An unusual yellow-ground famille-rose vase, Shendetang hall mark, Qing dynasty, Daoguang period (1821-1850)
Lot 3637. An unusual yellow-ground famille-rose vase, Shendetang hall mark, Qing dynasty, Daoguang period (1821-1850); 31 cm. Estimate: 1,000,000 - 1,500,000 HKD. Lot sold: 2,142,000 HKD. Courtesy Sotheby's.
the finely potted globular body rising to a slender cylindrical neck with a gilded mouthrim, decorated around the exterior with scattered sprays of pink prunus blossoms and green bamboo, all reserved on a bright lemon-yellow ground, the interior and the base covered in a turquoise glaze, the recessed base inscribed in iron-red with a four-character hall mark Shendetang zhi ('Made for the Hall of Prudent Virtue').
Note: This design of loosely distributed sprigs of prunus and bamboo on an intense yellow ground is highly unusual, although the Daoguang period is known for this style of neat, unfussy designs on an intensely coloured ground. Similar decoration appears on an incense burner with puce-coloured ground inscribed with a Daoguang seal mark, illustrated in Geng Baochang, Ming Qing ciqi jianding [Appraisal of Ming and Qing porcelain], Hong Kong, 1993, p. 303, fig. 512.
The present design was probably inspired by Yongzheng falangcai designs of prunus branches on a yellow ground, as can be seen on the outside of a bowl in the Palace Museum, Beijing, illustrated in Kangxi, Yongzheng, Qianlong. Qing Porcelain from the Palace Museum Collection, Beijing, 1989, p. 232, pl. 61; and on the outside of a dish in the National Palace Museum, Taiwan, included in the Museum's Special Exhibition of Ch'ing Dynasty Enamelled Porcelains of the Imperial Ateliers, Taipei, 1992, cat. no. 87.

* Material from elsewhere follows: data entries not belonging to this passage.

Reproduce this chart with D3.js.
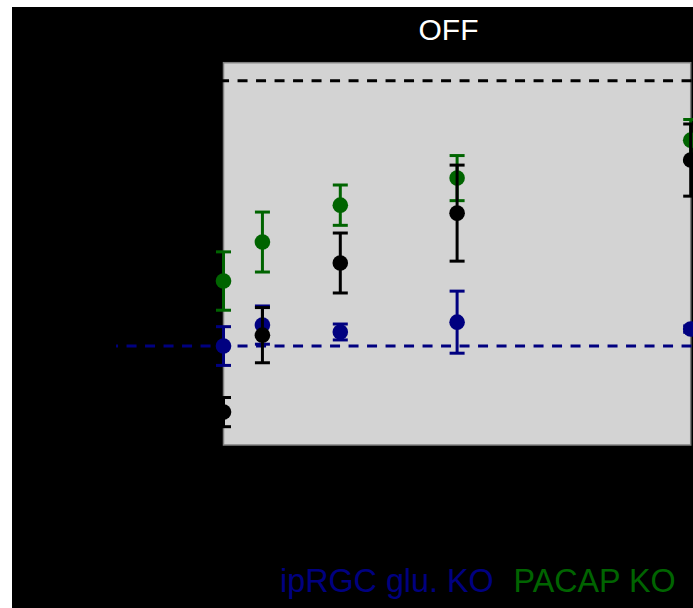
<!DOCTYPE html>
<html>
<head>
<meta charset="utf-8">
<script src="https://cdn.jsdelivr.net/npm/d3@7"></script>
<style>
  html, body { margin: 0; padding: 0; background: #ffffff; }
  svg { display: block; }
  text { font-family: "Liberation Sans", Arial, Helvetica, sans-serif; }
</style>
</head>
<body>
<div id="chart"></div>
<script>
// Doses along the x axis
const doses = [0, 0.5, 1.5, 3, 6];

// Normalised OFF response: mean and error per dose
const gluKoMean  = [0.000, 0.079, 0.053, 0.090, 0.064];
const gluKoErr   = [0.073, 0.072, 0.030, 0.117, 0.012];
const pacapMean  = [0.245, 0.392, 0.531, 0.633, 0.776];
const pacapErr   = [0.110, 0.113, 0.076, 0.085, 0.078];
const wtMean     = [-0.249, 0.041, 0.313, 0.501, 0.701];
const wtErr      = [0.055, 0.104, 0.113, 0.181, 0.136];

// Horizontal reference levels
const refLevels = [0, 1];
const refStart = -1.38;

const seriesNames = ["ipRGC glu. KO", "PACAP KO", "WT"];
const seriesColors = ["#000080", "#006400", "#000000"];
const legendNames = ["ipRGC glu. KO", "PACAP KO"];
const legendColors = ["#000080", "#006400"];
const title = "OFF";

const W = 693, H = 608;
const svg = d3.select("#chart").append("svg")
  .attr("width", W).attr("height", H);

// dark backdrop
svg.append("rect").attr("x", 12).attr("y", 7)
  .attr("width", W - 12).attr("height", H - 7).attr("fill", "#000");

const x = d3.scaleLinear().domain([0, 6]).range([223.5, 690.7]);
const y = d3.scaleLinear().domain([-0.373, 1.068]).range([445, 62.7]);

// plotting panel
svg.append("rect")
  .attr("x", x(0)).attr("y", y(1.068))
  .attr("width", x(6) - x(0)).attr("height", y(-0.373) - y(1.068))
  .attr("fill", "#d3d3d3").attr("stroke", "#808080").attr("stroke-width", 1.5);

// reference lines
const refColors = ["#000080", "#000000"];
svg.selectAll("line.ref").data(refLevels).join("line")
  .attr("class", "ref")
  .attr("x1", x(refStart)).attr("x2", x(6.2))
  .attr("y1", d => y(d)).attr("y2", d => y(d))
  .attr("stroke", (d, i) => refColors[i])
  .attr("stroke-width", 3)
  .attr("stroke-dasharray", "10,8.5")
  .attr("stroke-dashoffset", 8);

const series = [
  { mean: gluKoMean, err: gluKoErr },
  { mean: pacapMean, err: pacapErr },
  { mean: wtMean, err: wtErr }
];

const capHalf = 7.5;
series.forEach((s, si) => {
  const color = seriesColors[si];
  const pts = doses.map((d, i) => ({ d, m: s.mean[i], e: s.err[i] }));
  const g = svg.append("g").attr("class", "series").attr("data-name", seriesNames[si]);
  const eb = g.selectAll("g.eb").data(pts).join("g").attr("class", "eb")
    .attr("stroke", color).attr("stroke-width", 3);
  eb.append("line")
    .attr("x1", p => x(p.d)).attr("x2", p => x(p.d))
    .attr("y1", p => y(p.m - p.e)).attr("y2", p => y(p.m + p.e));
  eb.append("line")
    .attr("x1", p => x(p.d) - capHalf).attr("x2", p => x(p.d) + capHalf)
    .attr("y1", p => y(p.m + p.e)).attr("y2", p => y(p.m + p.e));
  eb.append("line")
    .attr("x1", p => x(p.d) - capHalf).attr("x2", p => x(p.d) + capHalf)
    .attr("y1", p => y(p.m - p.e)).attr("y2", p => y(p.m - p.e));
  g.selectAll("circle").data(pts).join("circle")
    .attr("cx", p => x(p.d)).attr("cy", p => y(p.m))
    .attr("r", 7.8).attr("fill", color);
});

// title
svg.append("text").attr("x", 448.5).attr("y", 40)
  .attr("text-anchor", "middle").attr("fill", "#fff")
  .attr("font-size", 30).text(title);

// legend
const legendX = [280, 513.5];
svg.selectAll("text.legend").data(legendNames).join("text")
  .attr("class", "legend")
  .attr("x", (d, i) => legendX[i]).attr("y", 592)
  .attr("fill", (d, i) => legendColors[i])
  .attr("font-size", 32.3).text(d => d);
</script>
</body>
</html>
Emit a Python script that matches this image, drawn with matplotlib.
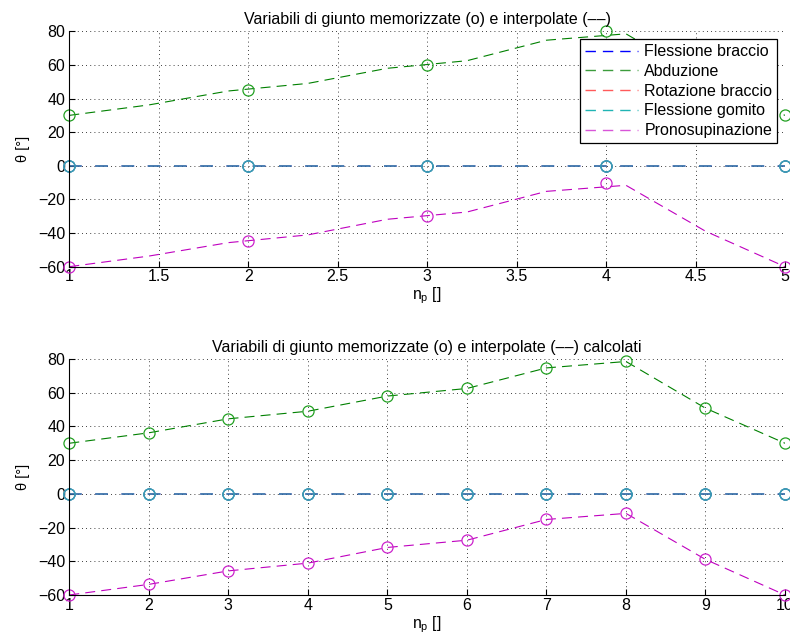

Shendetang (Hall of Prudent Virtue) was the residence of the Daoguang Emperor in the Yuanmingyuan summer palace in the outskirts of Beijing, where it was located at the western side of the Jiuzhou Qingyan (Palace of Peace in the Nine Regions). Shendetang was completed in 1831, thus making Daoguang pieces with this mark attributable to the two decades between 1831 and 1850; see Ming Wilson, Rare Marks on Chinese Ceramics, London, 1998, cat. no. 8, where a yellow-glazed bowl with cranes bearing this mark is illustrated, from the collection of the Victoria and Albert Museum, London.